Lustig ist das Polizistenleben

„Radlweg foan!“ oder: Wozu StVO, wenn nicht einmal die Polizei sie kennt?

Die Polgarstraße ist kein heißes Pflaster. Stadtauswärts endet sie als Sackgasse im Donaustädter Ungefähren, stadteinwärts als Einbahn zwischen Langer Allee und Erzherzog-Karl-Straße, und nichts, was auf ihren eineinhalb Kilometern darauf hindeutete, sie könnte je Schauplatz eines notierenswerten Ereignisses sein. Und dann dieser Freitag vor einer Woche . . .

Vorausgeschickt sei: Ich bin ein braver Bürger. So weit ich es kenne, versuche ich mich an das Regelwerk der Gesetze zu halten, staatlichen Ordnungsorganen begegne ich mit Respekt, ich zahle die Sonntagszeitung, ich halte bei roten Ampeln, geschummelt wird nicht einmal beim „Mensch ärgere Dich nicht“. Und meinen Alltagsthrill meine ich mir anderweitig eleganter holen zu können als auf der Flucht vor dem Kontrolleur in der Straßenbahn.

Wer glaubt, das sei langweilig, der war noch nie in der Polgarstraße, jedenfalls nicht am jüngstvergangenen 1. August so gegen 17.30 Uhr. Ich fuhr mit meinem Fahrrad StVO-gemäß – wie sonst? – am rechten Polgarstraßen-Fahrbahnrand von der Langen Allee stadtauswärts, also in Richtung der Polgarstraßen-Einbahn, mein Fahrrad war ordnungsgemäß – was sonst? – mit den erforderlichen Sicherheitseinrichtungen ausgestattet und meine Radfahrer-Aufmerksamkeit ordnungsgemäß – wohin sonst? – auf das Verkehrsgeschehen rund um mich fokussiert, als ich links hinter mir ein sich näherndes Fahrzeug hörte.
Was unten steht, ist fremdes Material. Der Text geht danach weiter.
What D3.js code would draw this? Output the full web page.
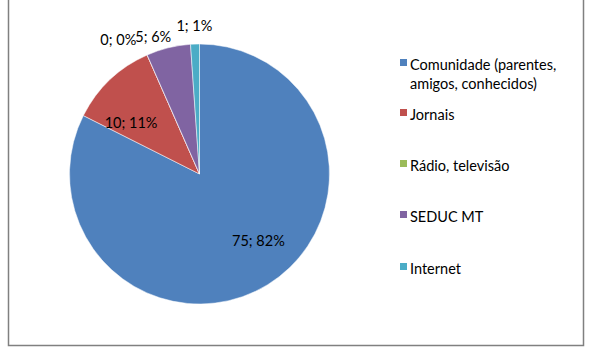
<!DOCTYPE html>
<html><head><meta charset="utf-8">
<script src="https://cdn.jsdelivr.net/npm/d3@7"></script>
<style>body{margin:0;background:#fff}svg{display:block}text{font-family:Lato,"Open Sans",sans-serif}</style>
</head><body><svg id="c" width="592" height="355"></svg>
<script>
const categories = ["Comunidade (parentes, amigos, conhecidos)", "Jornais", "Rádio, televisão", "SEDUC MT", "Internet"];
const legendLines = [["Comunidade (parentes,", "amigos, conhecidos)"], ["Jornais"], ["Rádio, televisão"], ["SEDUC MT"], ["Internet"]];
const values = [75, 10, 0, 5, 1];
const percents = ["82%", "11%", "0%", "6%", "1%"];
const colors = ["#4F81BD", "#C0504D", "#9BBB59", "#8064A2", "#4BACC6"];

const svg = d3.select("#c");
svg.append("path").attr("d", "M8.5,0 V345.5 H583.5 V0").attr("fill", "none").attr("stroke", "#808080").attr("stroke-width", 1.5);

const cx = 199.5, cy = 174, r = 130;
const pie = d3.pie().sort(null).value(d => d)(values);
const arc = d3.arc().innerRadius(0).outerRadius(r);
const g = svg.append("g").attr("transform", `translate(${cx},${cy})`);
g.selectAll("path").data(pie).enter().append("path")
  .attr("d", arc).attr("fill", (d, i) => colors[i]).attr("stroke", "#fff").attr("stroke-width", 0.5);

const labelR = [0.6, 0.82, 1.17, 1.07, 1.14];
const offs = [[18, 0], [5, 26], [-20, 5], [-13, -2], [0, 0]];
g.selectAll("text.lbl").data(pie).enter().append("text").attr("class", "lbl")
  .attr("transform", (d, i) => { const a = d3.arc().innerRadius(r * labelR[i]).outerRadius(r * labelR[i]); const p = a.centroid(d); return `translate(${p[0] + offs[i][0]},${p[1] + offs[i][1]})`; })
  .attr("text-anchor", "middle").attr("dominant-baseline", "central")
  .attr("font-size", 14.5).attr("fill", "#000")
  .text((d, i) => `${values[i]}; ${percents[i]}`);

const legendY = [64, 114, 165, 216, 268];
const lg = svg.append("g");
categories.forEach((c, i) => {
  lg.append("rect").attr("x", 400).attr("y", legendY[i] - 5).attr("width", 7).attr("height", 7).attr("fill", colors[i]);
  legendLines[i].forEach((ln, j) => {
    lg.append("text").attr("x", 410).attr("y", legendY[i] + j * 19).attr("dominant-baseline", "central")
      .attr("font-size", 14.5).attr("fill", "#000").text(ln);
  });
});
</script></body></html>
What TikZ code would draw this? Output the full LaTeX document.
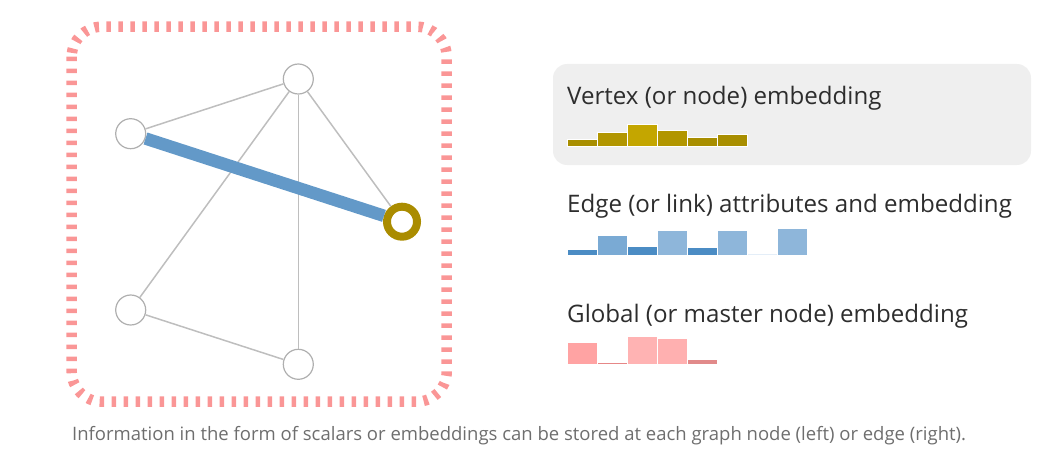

Die wenig später links neben mir sichtbar werdende Motorhaube war die eines Funkstreifenwagens, die Person, die sich kurz danach aus dem Beifahrerfenster vernehmen ließ, uniformiert: „Radlweg foan!“, hörte ich eine schwere Stimme bellen, da war das Fahrzeug auch schon an mir vorbei.

Nun bin ich – siehe oben – in Sachen Widerstand gegen die Staatsgewalt nicht eben versiert, und im Übrigen hätte ich einen Radweg von ganz alleine und ohne jede polizeiliche Aufforderung benützt, nur: In und an der Polgarstraße gibt es keinen Radweg. Worüber die Polgarstraße freilich verfügt, ist einer jener durch eine Leitlinie abgegrenzten Bereiche am linken Fahrbahnrand, der es Radfahrern erleichtert, sich gegen die Einbahn zu bewegen. In Richtung der Einbahn dagegen gilt für Radfahrer genau das, was in Österreich auch sonst für Fahrzeuge grundsätzlich gilt: das Rechtsfahrgebot.

Zugegeben: Dass man sich im Namensdickicht zwischen Radwegen, Radfahrstreifen, Mehrzweckstreifen samt allen dazugehörigen Regeln verirren kann, weiß jeder, der sich durch Wien bewegt. Aber wenn nicht einmal die Polizei . . .

Als braver Bürger, wie gesagt, bin ich stets um Aufklärung bemüht. So auch in diesem Fall. Ich also dem Funkstreifenwagen hinterher, der an der nahen Kreuzung auf das Grün der Ampel warten musste. Kaum wurde das Amtsantlitz meiner ansichtig, schallte mir abermals das schon bekannte schwere „Radlweg foan!“ aus dem Beifahrerfenster entgegen, und als ich vorsichtig den sachdienlich gemeinten Einwand wagte, hier könne von Radweg keine Rede sein, der Streifen vis-à-vis sei einzig den gegen die Einbahn fahrenden Radlern vorbehalten, brach sich der Humorist im Uniformkleid Bahn: „Na, fiachtn S‘ Ihna vua an Frontalzusammenstoß?“

Meine Replik, ich versuchte nur, mich an die Straßenverkehrsordnung zu halten, ging schon halb im Anlaufen der Automotoren unter: Das Grün der Ampel unterband jede weitere Konversation. Weshalb ich darauf hoffen muss, dass man den fröhlichen Beamten amtlicherseits entsprechend instruiert. Der mutmaßliche Funkstreifenwagen gehörte mutmaßlich zur mutmaßlichen Polizeiinspektion Lange Allee. Und im Übrigen gilt für alle genannten Personen die Unschuldsvermutung. Für mich selbstredend sowieso.